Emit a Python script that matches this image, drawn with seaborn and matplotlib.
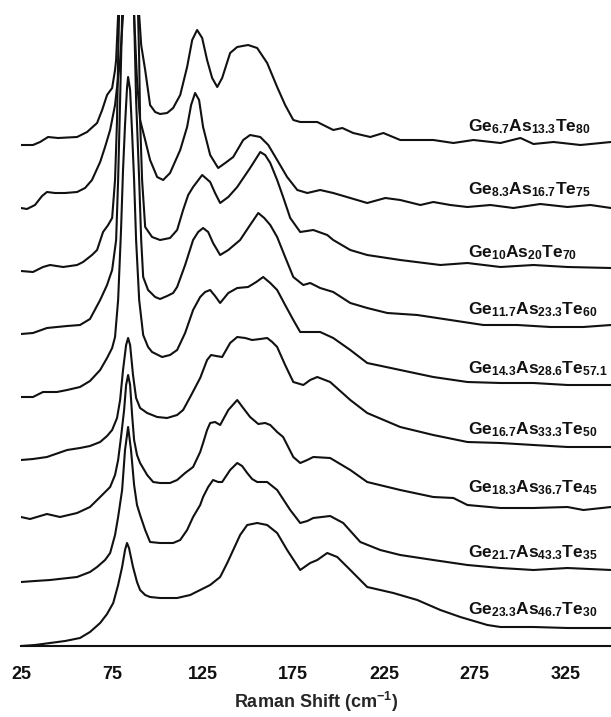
import numpy as np
import pandas as pd
import seaborn as sns
import matplotlib
matplotlib.use("Agg")
import matplotlib.pyplot as plt

# Raman spectra of Ge-As-Te glasses (a.u., each trace relative to its own start)
ge67_shift = [25.0, 31.6, 35.5, 39.9, 45.4, 55.9, 61.4, 66.9, 69.7, 72.4, 75.2, 76.8, 77.4, 78.5, 79.6, 84.0,
              88.9, 90.1, 91.2, 93.4, 96.1, 98.9, 101.6, 105.5, 108.8, 112.7, 116.5, 119.3, 122.0, 124.8, 127.5,
              130.3, 133.1, 135.8, 140.2, 144.1, 150.1, 155.1, 160.6, 166.1, 170.5, 175.0, 178.8, 188.2, 197.0,
              202.0, 208.0, 217.4, 224.6, 233.9, 252.1, 263.2, 274.2, 289.1, 300.1, 307.3, 318.3, 333.2, 350.0]
ge67_int = [0, 0, 3, 8, 7, 8, 13, 22, 35, 50, 57, 75, 85, 130, 205, 345,
            205, 130, 100, 75, 40, 33, 31, 32, 37, 50, 78, 105, 115, 107, 85,
            67, 58, 67, 92, 98, 100, 97, 82, 58, 40, 25, 23, 23, 15,
            17, 12, 8, 12, 5, 5, 2, 5, 2, 7, 1, 3, 0, 3]

ge83_shift = [25.0, 28.3, 32.7, 36.6, 39.3, 43.7, 49.3, 55.9, 60.3, 64.1, 68.6, 71.3, 74.1, 76.8, 79.6, 81.2,
              82.9, 84.0, 85.6, 87.3, 88.9, 90.6, 93.4, 96.1, 100.0, 103.3, 107.1, 112.7, 116.5, 118.7, 120.9,
              123.1, 125.3, 129.2, 133.6, 137.5, 141.9, 147.4, 151.2, 156.8, 161.2, 166.1, 171.6, 177.2, 182.7,
              189.8, 197.0, 206.4, 215.7, 225.7, 233.9, 245.0, 252.1, 261.5, 270.9, 283.6, 296.2, 311.1, 326.0,
              338.7, 350.0]
ge83_int = [0, -1, 3, 12, 16, 15, 15, 16, 20, 28, 46, 61, 78, 103, 148, 193,
            308, 358, 308, 193, 128, 88, 68, 48, 31, 28, 35, 58, 81, 103, 115,
            108, 81, 53, 40, 45, 51, 68, 73, 71, 63, 48, 31, 18, 15,
            18, 15, 10, 5, 10, 8, 3, 6, 3, 1, 3, 0, 4, 1,
            3, 0]

ge10_shift = [25.0, 31.6, 37.1, 41.0, 48.2, 55.9, 59.2, 64.1, 66.9, 70.2, 73.0, 75.2, 76.8, 77.9, 78.5, 79.0,
              80.7, 84.0, 87.3, 89.5, 90.1, 90.6, 91.7, 93.4, 97.2, 101.6, 107.1, 111.0, 114.3, 117.1, 119.8,
              124.8, 129.2, 131.9, 134.7, 139.2, 144.1, 151.2, 156.8, 159.5, 162.3, 166.1, 169.4, 173.3, 178.8,
              186.0, 193.7, 197.0, 206.4, 215.7, 233.9, 256.0, 270.9, 289.1, 307.3, 326.0, 350.0]
ge10_int = [0, -1, 4, 6, 4, 6, 9, 16, 21, 39, 46, 53, 91, 151, 211, 256,
            371, 421, 371, 256, 211, 151, 91, 44, 34, 31, 33, 41, 61, 76, 84,
            96, 89, 78, 68, 74, 84, 103, 119, 116, 108, 91, 74, 53, 39,
            41, 36, 31, 21, 16, 11, 6, 8, 4, 6, 4, 3]

ge117_shift = [25.0, 31.6, 39.3, 50.4, 57.5, 63.0, 68.6, 72.4, 75.2, 77.4, 78.5, 79.6, 80.7, 82.3, 84.0, 85.6,
               87.3, 88.4, 90.1, 91.2, 92.3, 95.0, 98.9, 101.6, 105.5, 108.8, 111.0, 115.4, 119.8, 122.6, 125.3,
               128.1, 130.8, 134.7, 139.2, 145.7, 151.2, 155.7, 159.0, 162.3, 166.1, 170.5, 175.0, 180.5, 184.3,
               189.8, 197.0, 206.4, 215.7, 226.8, 243.3, 261.5, 279.7, 298.4, 316.6, 334.8, 350.0]
ge117_int = [0, 1, 6, 8, 9, 15, 34, 49, 64, 94, 154, 234, 319, 434, 484, 434,
             319, 234, 154, 94, 57, 44, 37, 35, 38, 41, 47, 69, 94, 102, 106,
             102, 91, 79, 84, 94, 109, 121, 116, 109, 97, 77, 57, 49, 51,
             46, 42, 31, 26, 21, 19, 14, 9, 9, 7, 7, 9]

ge143_shift = [25.0, 31.6, 37.1, 44.8, 50.4, 57.5, 63.0, 68.6, 72.4, 75.2, 76.8, 78.5, 80.1, 81.2, 82.3, 83.4,
               84.0, 85.1, 86.2, 87.3, 88.4, 90.1, 92.3, 95.0, 97.2, 102.7, 107.1, 111.0, 115.4, 119.8, 123.7,
               126.4, 129.2, 131.9, 134.7, 139.2, 144.1, 150.1, 154.6, 158.4, 162.3, 166.1, 170.5, 175.0, 178.8,
               184.3, 189.8, 197.0, 206.4, 215.7, 233.9, 252.1, 270.9, 289.1, 307.3, 326.0, 350.0]
ge143_int = [0, 0, 5, 5, 7, 10, 16, 27, 39, 49, 60, 97, 167, 227, 272, 309,
             320, 307, 264, 217, 157, 97, 62, 50, 45, 40, 42, 47, 64, 87, 100,
             105, 107, 101, 94, 104, 109, 110, 115, 120, 114, 107, 92, 77, 65,
             65, 65, 59, 47, 34, 27, 20, 15, 14, 14, 12, 12]

ge167_shift = [25.0, 31.6, 39.3, 50.4, 57.5, 63.0, 68.6, 72.4, 75.2, 77.9, 79.6, 81.2, 82.9, 84.0, 85.1, 86.7,
               88.4, 90.6, 94.5, 100.0, 105.5, 111.0, 114.3, 118.2, 123.7, 127.5, 129.7, 132.5, 135.8, 140.2, 144.1,
               148.5, 152.3, 156.8, 160.6, 163.4, 166.1, 170.5, 175.0, 180.5, 184.3, 188.2, 195.3, 206.4, 215.7,
               233.9, 252.1, 270.9, 289.1, 307.3, 326.0, 350.0]
ge167_int = [0, 1, 3, 10, 12, 14, 18, 24, 30, 42, 60, 90, 115, 122, 115, 85,
             62, 52, 47, 43, 42, 45, 50, 63, 82, 100, 105, 104, 103, 117, 123,
             122, 120, 121, 122, 118, 113, 95, 78, 75, 80, 83, 78, 60, 47,
             33, 25, 18, 17, 15, 13, 13]

ge183_shift = [25.0, 30.0, 39.3, 46.5, 55.9, 63.0, 68.6, 74.1, 76.8, 78.5, 80.1, 81.8, 82.9, 84.0, 85.1, 86.2,
               87.3, 88.9, 90.6, 94.5, 97.8, 101.6, 107.1, 111.0, 115.4, 119.8, 123.7, 125.3, 127.5, 129.2, 131.9,
               134.7, 139.2, 144.1, 147.4, 151.2, 155.7, 159.5, 162.3, 166.1, 169.4, 175.0, 178.8, 182.7, 186.0,
               195.3, 206.4, 215.7, 233.9, 252.1, 263.2, 270.9, 289.1, 307.3, 326.0, 334.8, 350.0]
ge183_int = [0, -2, 3, 0, 4, 10, 20, 30, 42, 57, 80, 107, 132, 142, 132, 102,
             77, 62, 54, 42, 35, 34, 34, 37, 44, 50, 65, 74, 87, 94, 95,
             92, 107, 117, 109, 100, 93, 94, 92, 85, 80, 60, 54, 57, 60,
             59, 47, 35, 27, 20, 19, 12, 9, 9, 10, 7, 10]

ge217_shift = [25.0, 32.7, 41.0, 55.9, 63.0, 66.9, 71.3, 74.1, 76.8, 78.5, 80.7, 82.3, 84.0, 85.6, 87.3, 88.9,
               90.6, 93.4, 96.1, 101.6, 108.8, 112.7, 116.5, 119.8, 123.7, 125.3, 128.1, 130.8, 133.6, 135.8, 140.2,
               144.1, 146.8, 149.6, 152.3, 155.1, 160.6, 166.1, 173.3, 178.8, 182.7, 186.0, 195.3, 202.5, 211.9,
               222.9, 233.9, 252.1, 270.9, 289.1, 307.3, 326.0, 350.0]
ge217_int = [0, 1, 2, 5, 10, 15, 22, 29, 47, 65, 92, 132, 155, 132, 97, 77,
             67, 52, 40, 39, 39, 42, 52, 65, 77, 85, 95, 102, 100, 100, 112,
             119, 116, 109, 103, 100, 100, 92, 72, 59, 61, 64, 66, 59, 40,
             32, 27, 22, 17, 14, 12, 14, 12]

ge233_shift = [25.0, 32.7, 41.0, 49.3, 57.5, 63.0, 68.6, 72.4, 75.8, 78.5, 80.7, 82.3, 83.4, 84.5, 86.7, 88.9,
               90.6, 93.4, 96.1, 101.6, 111.0, 118.2, 123.7, 129.2, 134.7, 138.6, 141.9, 145.7, 149.6, 155.1, 160.6,
               166.1, 171.6, 178.8, 184.3, 188.2, 193.7, 199.2, 206.4, 215.7, 230.1, 243.3, 256.0, 267.0, 281.9,
               289.1, 307.3, 326.0, 350.0]
ge233_int = [0, 1, 3, 5, 8, 14, 23, 32, 43, 61, 79, 96, 103, 98, 79, 64,
             56, 51, 49, 48, 48, 51, 56, 61, 69, 83, 96, 111, 121, 123, 121,
             113, 96, 76, 83, 86, 93, 89, 76, 59, 53, 46, 36, 29, 21,
             19, 19, 18, 18]

labels = ["Ge$_{6.7}$As$_{13.3}$Te$_{80}$", "Ge$_{8.3}$As$_{16.7}$Te$_{75}$", "Ge$_{10}$As$_{20}$Te$_{70}$",
          "Ge$_{11.7}$As$_{23.3}$Te$_{60}$", "Ge$_{14.3}$As$_{28.6}$Te$_{57.1}$", "Ge$_{16.7}$As$_{33.3}$Te$_{50}$",
          "Ge$_{18.3}$As$_{36.7}$Te$_{45}$", "Ge$_{21.7}$As$_{43.3}$Te$_{35}$", "Ge$_{23.3}$As$_{46.7}$Te$_{30}$"]
shifts = [ge67_shift, ge83_shift, ge10_shift, ge117_shift, ge143_shift, ge167_shift, ge183_shift, ge217_shift, ge233_shift]
intensities = [ge67_int, ge83_int, ge10_int, ge117_int, ge143_int, ge167_int, ge183_int, ge217_int, ge233_int]

# vertical stacking of the traces and where each name sits
offsets = [501, 438, 375, 312, 249, 186, 129, 64, 0]
label_y = [519, 456, 393, 336, 277, 216, 158, 93, 36]
label_x = 271.4

sns.set_style("white")
plt.rcParams["font.family"] = ["Liberation Sans", "DejaVu Sans"]
plt.rcParams["font.weight"] = "bold"
plt.rcParams["mathtext.fontset"] = "custom"
plt.rcParams["mathtext.rm"] = "Liberation Sans:bold"
plt.rcParams["mathtext.bf"] = "Liberation Sans:bold"
plt.rcParams["mathtext.default"] = "bf"

fig = plt.figure(figsize=(6.11, 7.17), dpi=100)
ax = fig.add_axes([21 / 611, 71 / 717, 590 / 611, 631 / 717])

for sh, it, off, lab, ly in zip(shifts, intensities, offsets, labels, label_y):
    df = pd.DataFrame({"shift": sh, "y": np.array(it) + off})
    sns.lineplot(data=df, x="shift", y="y", ax=ax, color="#111111", linewidth=1.5,
                 estimator=None, sort=False)
    ax.text(label_x, ly, lab, fontsize=12.5, fontweight="bold", va="center", ha="left", color="#111111")

ax.set_xlim(25, 350)
ax.set_ylim(0, 631)
ax.set_xticks([25, 75, 125, 175, 225, 275, 325])
ax.set_yticks([])
ax.set_ylabel("")
ax.set_xlabel("Raman Shift (cm$^{-1}$)", fontsize=13, fontweight="bold", labelpad=5)
for s in ["top", "left", "right"]:
    ax.spines[s].set_visible(False)
ax.spines["bottom"].set_linewidth(1.5)
ax.spines["bottom"].set_color("#111111")
ax.tick_params(axis="x", direction="out", length=6, width=1.5, pad=8.5, labelsize=13, colors="#111111")
for t in ax.get_xticklabels():
    t.set_fontweight("bold")

fig.savefig("out.png", dpi=100)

**To do**
Leave out the pictures and restate, word for word, the lines from the top of the data through the line containing "import matplotlib.pyplot as plt", both included.

**Full output**
Emit a Python script that matches this image, drawn with seaborn and matplotlib.
import numpy as np
import pandas as pd
import seaborn as sns
import matplotlib
matplotlib.use("Agg")
import matplotlib.pyplot as plt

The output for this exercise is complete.